Requirements: Write out the material exactly, with the pictures left out.

** Start Dataset extract **

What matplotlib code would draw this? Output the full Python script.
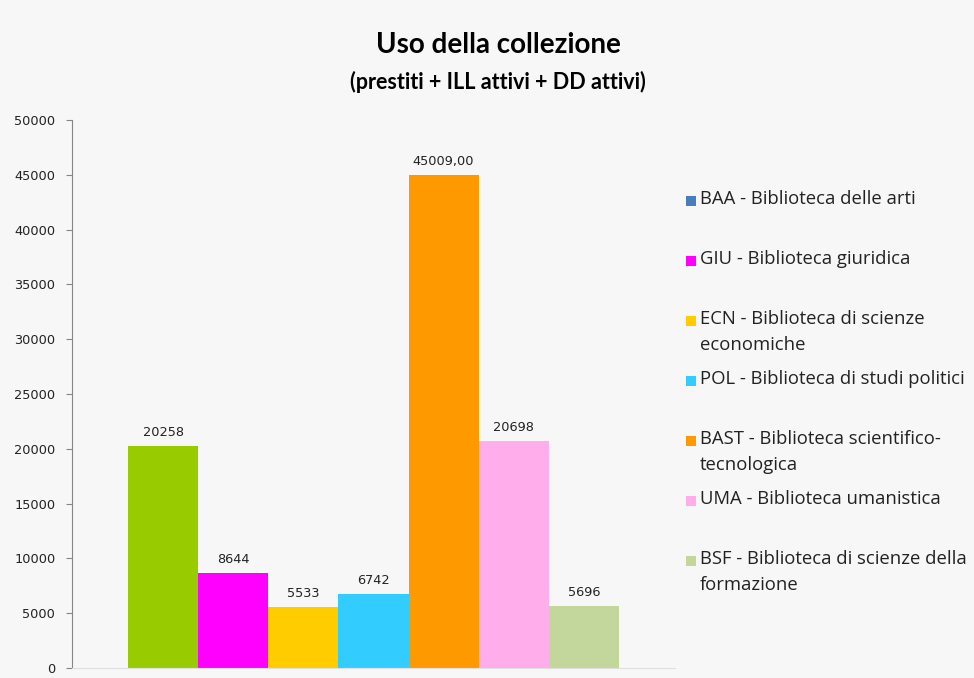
import matplotlib
matplotlib.use('Agg')
import matplotlib.pyplot as plt
from matplotlib.patches import Rectangle

# dati
biblioteche = ['BAA - Biblioteca delle arti',
               'GIU - Biblioteca giuridica',
               'ECN - Biblioteca di scienze\neconomiche',
               'POL - Biblioteca di studi politici',
               'BAST - Biblioteca scientifico-\ntecnologica',
               'UMA - Biblioteca umanistica',
               'BSF - Biblioteca di scienze della\nformazione']
valori = [20258, 8644, 5533, 6742, 45009, 20698, 5696]
etichette = ['20258', '8644', '5533', '6742', '45009,00', '20698', '5696']
colori_barre = ['#99CC00', '#FF00FF', '#FFCC00', '#33CCFF', '#FF9900', '#FFADEB', '#C3D69B']
colori_legenda = ['#4A7EBB', '#FF00FF', '#FFCC00', '#33CCFF', '#FF9900', '#FFADEB', '#C3D69B']
yticks = [0, 5000, 10000, 15000, 20000, 25000, 30000, 35000, 40000, 45000, 50000]

sfondo = '#F7F7F7'
fig = plt.figure(figsize=(9.74, 6.78), dpi=100, facecolor=sfondo)
ax = fig.add_axes([72 / 974, 10 / 678, 603 / 974, 548 / 678])
ax.set_facecolor(sfondo)

x = list(range(len(valori)))
ax.bar(x, valori, width=1.0, color=colori_barre, edgecolor='none')
for xi, v, t in zip(x, valori, etichette):
    ax.annotate(t, (xi, v), xytext=(0, 5), textcoords='offset points',
                ha='center', va='bottom', fontsize=9.3, color='#222222',
                family='DejaVu Sans')

ax.set_xlim(-1.3, 7.3)
ax.set_ylim(0, 50000)
ax.set_yticks(yticks)
ax.set_yticklabels([str(t) for t in yticks], fontsize=9.3, color='#222222')
ax.set_xticks([])
ax.tick_params(axis='y', direction='out', length=4, color='#868686', pad=8)
for s in ['top', 'right']:
    ax.spines[s].set_visible(False)
ax.spines['left'].set_color('#868686')
ax.spines['bottom'].set_color('#E0E0E0')

# titolo
fig.text(498 / 974, 1 - 45 / 678, 'Uso della collezione', ha='center', va='center',
         fontsize=20, fontweight='bold', family='Lato')
fig.text(498 / 974, 1 - 82 / 678, '(prestiti + ILL attivi + DD attivi)', ha='center',
         va='center', fontsize=15.5, fontweight='bold', family='Lato')

# legenda
for i, (lab, col) in enumerate(zip(biblioteche, colori_legenda)):
    yc = 201 + 60 * i
    fig.patches.append(Rectangle((686 / 974, 1 - (yc + 5) / 678), 10 / 974, 10 / 678,
                                 transform=fig.transFigure, facecolor=col,
                                 edgecolor='none'))
    fig.text(700 / 974, 1 - (yc - 11) / 678, lab, ha='left', va='top', fontsize=13.3,
             family='Open Sans', color='#222222', linespacing=1.55)

plt.savefig('out.png', dpi=100, facecolor=sfondo)
plt.close()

** End Dataset extract **

The output:
What matplotlib code would draw this? Output the full Python script.
import matplotlib
matplotlib.use('Agg')
import matplotlib.pyplot as plt
from matplotlib.patches import Rectangle

# dati
biblioteche = ['BAA - Biblioteca delle arti',
               'GIU - Biblioteca giuridica',
               'ECN - Biblioteca di scienze\neconomiche',
               'POL - Biblioteca di studi politici',
               'BAST - Biblioteca scientifico-\ntecnologica',
               'UMA - Biblioteca umanistica',
               'BSF - Biblioteca di scienze della\nformazione']
valori = [20258, 8644, 5533, 6742, 45009, 20698, 5696]
etichette = ['20258', '8644', '5533', '6742', '45009,00', '20698', '5696']
colori_barre = ['#99CC00', '#FF00FF', '#FFCC00', '#33CCFF', '#FF9900', '#FFADEB', '#C3D69B']
colori_legenda = ['#4A7EBB', '#FF00FF', '#FFCC00', '#33CCFF', '#FF9900', '#FFADEB', '#C3D69B']
yticks = [0, 5000, 10000, 15000, 20000, 25000, 30000, 35000, 40000, 45000, 50000]

sfondo = '#F7F7F7'
fig = plt.figure(figsize=(9.74, 6.78), dpi=100, facecolor=sfondo)
ax = fig.add_axes([72 / 974, 10 / 678, 603 / 974, 548 / 678])
ax.set_facecolor(sfondo)

x = list(range(len(valori)))
ax.bar(x, valori, width=1.0, color=colori_barre, edgecolor='none')
for xi, v, t in zip(x, valori, etichette):
    ax.annotate(t, (xi, v), xytext=(0, 5), textcoords='offset points',
                ha='center', va='bottom', fontsize=9.3, color='#222222',
                family='DejaVu Sans')

ax.set_xlim(-1.3, 7.3)
ax.set_ylim(0, 50000)
ax.set_yticks(yticks)
ax.set_yticklabels([str(t) for t in yticks], fontsize=9.3, color='#222222')
ax.set_xticks([])
ax.tick_params(axis='y', direction='out', length=4, color='#868686', pad=8)
for s in ['top', 'right']:
    ax.spines[s].set_visible(False)
ax.spines['left'].set_color('#868686')
ax.spines['bottom'].set_color('#E0E0E0')

# titolo
fig.text(498 / 974, 1 - 45 / 678, 'Uso della collezione', ha='center', va='center',
         fontsize=20, fontweight='bold', family='Lato')
fig.text(498 / 974, 1 - 82 / 678, '(prestiti + ILL attivi + DD attivi)', ha='center',
         va='center', fontsize=15.5, fontweight='bold', family='Lato')

# legenda
for i, (lab, col) in enumerate(zip(biblioteche, colori_legenda)):
    yc = 201 + 60 * i
    fig.patches.append(Rectangle((686 / 974, 1 - (yc + 5) / 678), 10 / 974, 10 / 678,
                                 transform=fig.transFigure, facecolor=col,
                                 edgecolor='none'))
    fig.text(700 / 974, 1 - (yc - 11) / 678, lab, ha='left', va='top', fontsize=13.3,
             family='Open Sans', color='#222222', linespacing=1.55)

plt.savefig('out.png', dpi=100, facecolor=sfondo)
plt.close()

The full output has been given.